Мы все время говорим – российское документальное кино, украинское документальное кино, польское документальное кино… В чем разница? Есть ли какие-то безусловные признаки, по которым можно определить «национальность» фильма?
Безусловно. Есть же вещи, благодаря которым можно определить национальность человека. Также и в кино – там есть свой язык, свой стиль, свой почерк. Даже если фильм без звука, ведь язык безусловно выдает. Впрочем, я бы хотел привести удачный пример из фестиваля «Артдокфест». В нем вместе участвуют как фильмы, снятые зарубежными кинематографистами на русском языке в России, так и российские фильмы. Казалось бы, все фильмы на русском языке. И когда я отбираю фильмы, то не смотрю параллельно анкеты и не знаю авторов. Я просто смотрю фильмы, которые зачастую присылают даже без титров. И я безошибочно могу сказать, кто его снял – российский документалист или зарубежный.

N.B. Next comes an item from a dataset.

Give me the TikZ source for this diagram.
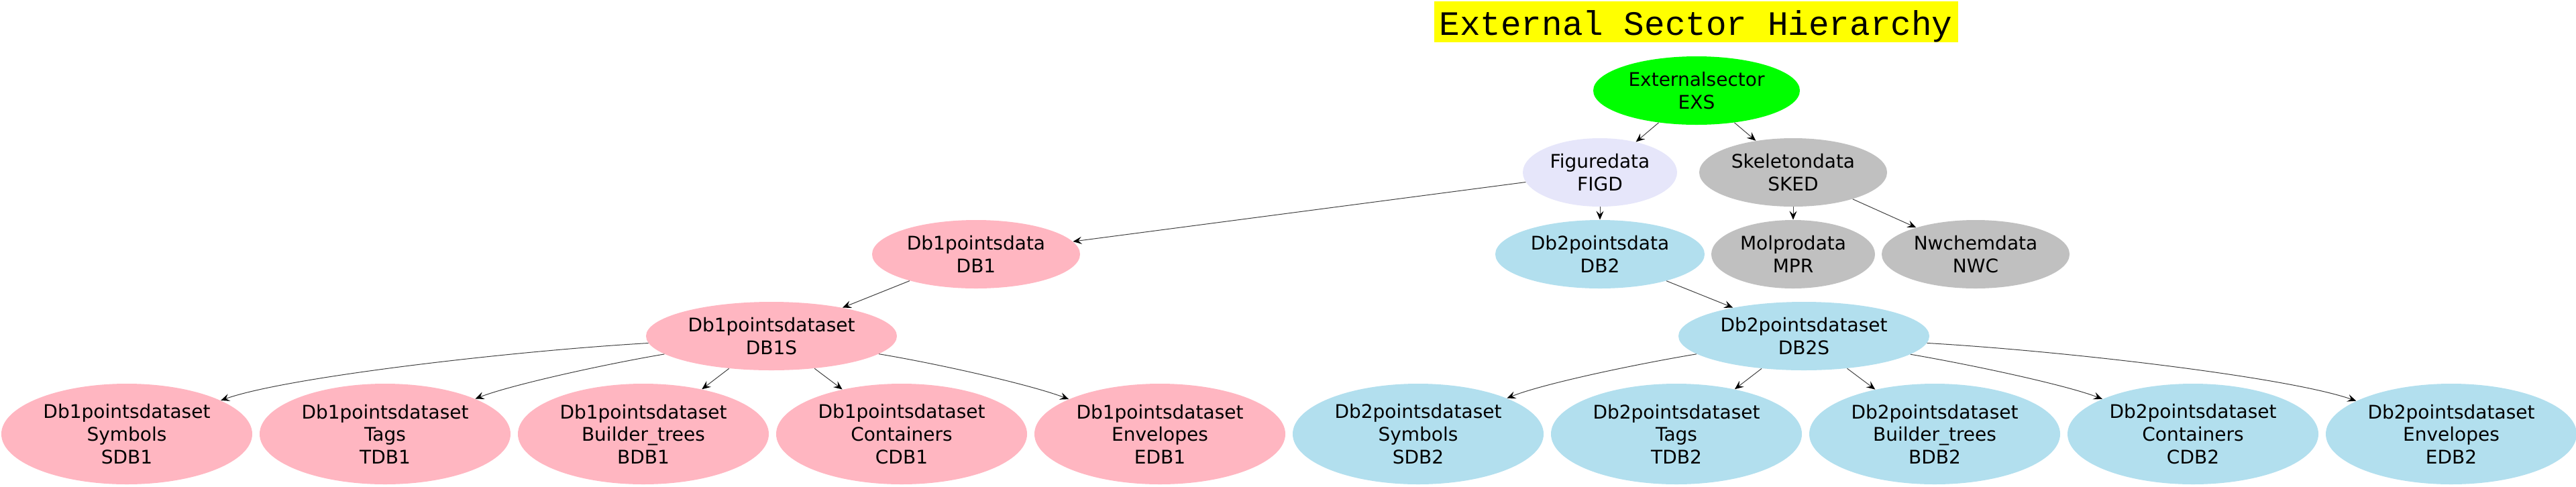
\documentclass[tikz,border=0pt]{standalone}
\usepackage{fontspec}
\setmainfont{DejaVu Sans}
\newfontfamily\titlefont{Liberation Mono}
\usetikzlibrary{shapes.geometric,arrows.meta}
\definecolor{cgreen}{HTML}{00FF00}
\definecolor{clav}{HTML}{E6E6FA}
\definecolor{cgrey}{HTML}{C0C0C0}
\definecolor{cpink}{HTML}{FFB6C1}
\definecolor{cblue}{HTML}{B2DFEE}
\definecolor{cyellow}{HTML}{FFFF00}
\tikzset{
  ell/.style={ellipse, inner sep=0pt, minimum height=51pt, align=center,
    font=\fontsize{14}{16.8}\selectfont},
  big/.style={ell, minimum width=187pt, minimum height=75pt},
  edge/.style={draw=black!75, line width=0.5pt,
    -{Stealth[length=6.5pt,width=5.5pt,inset=2.5pt,color=black]}},
  titlebox/.style={fill=cyellow, inner sep=0pt, minimum width=390.5pt,
    text height=25pt, text depth=5.5pt, font=\titlefont\fontsize{25.5}{30}\selectfont}
}
\begin{document}
\begin{tikzpicture}[x=0.5pt,y=-0.5pt]
\useasboundingbox (0,0) rectangle (3840,725);
\node[titlebox, anchor=base] (title) at (2528,52) {External Sector Hierarchy};

\node[ell, fill=cgreen, minimum width=154pt] (EXS) at (2529,135) {Externalsector\\EXS};
\node[ell, fill=clav, minimum width=115pt] (FIGD) at (2385,257) {Figuredata\\FIGD};
\node[ell, fill=cgrey, minimum width=140pt] (SKED) at (2673,257) {Skeletondata\\SKED};
\node[ell, fill=cpink, minimum width=155pt] (DB1) at (1455,379) {Db1pointsdata\\DB1};
\node[ell, fill=cblue, minimum width=156pt] (DB2) at (2385,379) {Db2pointsdata\\DB2};
\node[ell, fill=cgrey, minimum width=122pt] (MPR) at (2673,379) {Molprodata\\MPR};
\node[ell, fill=cgrey, minimum width=140pt] (NWC) at (2945,379) {Nwchemdata\\NWC};
\node[ell, fill=cpink, minimum width=187pt] (DB1S) at (1150,501) {Db1pointsdataset\\DB1S};
\node[ell, fill=cblue, minimum width=187pt] (DB2S) at (2689,501) {Db2pointsdataset\\DB2S};

\node[big, fill=cpink] (SDB1) at (189,647) {Db1pointsdataset\\Symbols\\SDB1};
\node[big, fill=cpink] (TDB1) at (574,647) {Db1pointsdataset\\Tags\\TDB1};
\node[big, fill=cpink] (BDB1) at (959,647) {Db1pointsdataset\\Builder\_trees\\BDB1};
\node[big, fill=cpink] (CDB1) at (1344,647) {Db1pointsdataset\\Containers\\CDB1};
\node[big, fill=cpink] (EDB1) at (1729,647) {Db1pointsdataset\\Envelopes\\EDB1};
\node[big, fill=cblue] (SDB2) at (2114,647) {Db2pointsdataset\\Symbols\\SDB2};
\node[big, fill=cblue] (TDB2) at (2499,647) {Db2pointsdataset\\Tags\\TDB2};
\node[big, fill=cblue] (BDB2) at (2884,647) {Db2pointsdataset\\Builder\_trees\\BDB2};
\node[big, fill=cblue] (CDB2) at (3269,647) {Db2pointsdataset\\Containers\\CDB2};
\node[big, fill=cblue] (EDB2) at (3654,647) {Db2pointsdataset\\Envelopes\\EDB2};

\draw[edge] (EXS) -- (FIGD);
\draw[edge] (EXS) -- (SKED);
\draw[edge] (FIGD) -- (DB1);
\draw[edge] (FIGD) -- (DB2);
\draw[edge] (SKED) -- (MPR);
\draw[edge] (SKED) -- (NWC);
\draw[edge] (DB1) -- (DB1S);
\draw[edge] (DB2) -- (DB2S);
\draw[edge] (DB1S) .. controls (766,523) and (427,562) .. (SDB1);
\draw[edge] (DB1S) .. controls (901,543) and (761,574) .. (TDB1);
\draw[edge] (DB1S) -- (BDB1);
\draw[edge] (DB1S) -- (CDB1);
\draw[edge] (DB1S) .. controls (1402,543) and (1538,574) .. (EDB1);
\draw[edge] (DB2S) .. controls (2438,543) and (2300,572) .. (SDB2);
\draw[edge] (DB2S) -- (TDB2);
\draw[edge] (DB2S) -- (BDB2);
\draw[edge] (DB2S) .. controls (2940,544) and (3080,574) .. (CDB2);
\draw[edge] (DB2S) .. controls (3075,523) and (3410,562) .. (EDB2);
\end{tikzpicture}
\end{document}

На вопрос «как?» я возможно смогу ответить на каком-то конкретном примере, но скорее всего это вообще интуитивно. Так же интуитивно украинское кино отличается от российского, но это всегда заметно.
На фестивале «Артдокфест» в прошлом году показывали фильм о войне на востоке Украины – «Аэропорт Донецк». Его сняли мои коллеги из проекта «Настоящее время». Какие ваши ощущения от него?
Я считаю, что это очень сильная картина. Я не вполне согласен с украинскими претензиями к этому фильму, что, дескать, нужно было ставить титры, которые бы отдельно маркировали российских граждан. Сказать по чести, мне титры вообще не были нужны. Может быть тогда эта картина имела бы еще более сильное воздействие. Вообще очень сильным ключом фильма было то, что все присутствующие в этой картине, говорят на одном языке. В какой-то момент ты теряешь понимание, кто с какой стороны, и это очень сильно действует. Впрочем, я не отношусь к записным пацифистам, мол «мир, дружба, кока-кола». Разговоры о мире во время войны, это весьма сомнительная штука – сначала нужно ее закончить, а потом говорить о мире. В противном случае это разговор чуть-чуть про другое. Но тем не менее.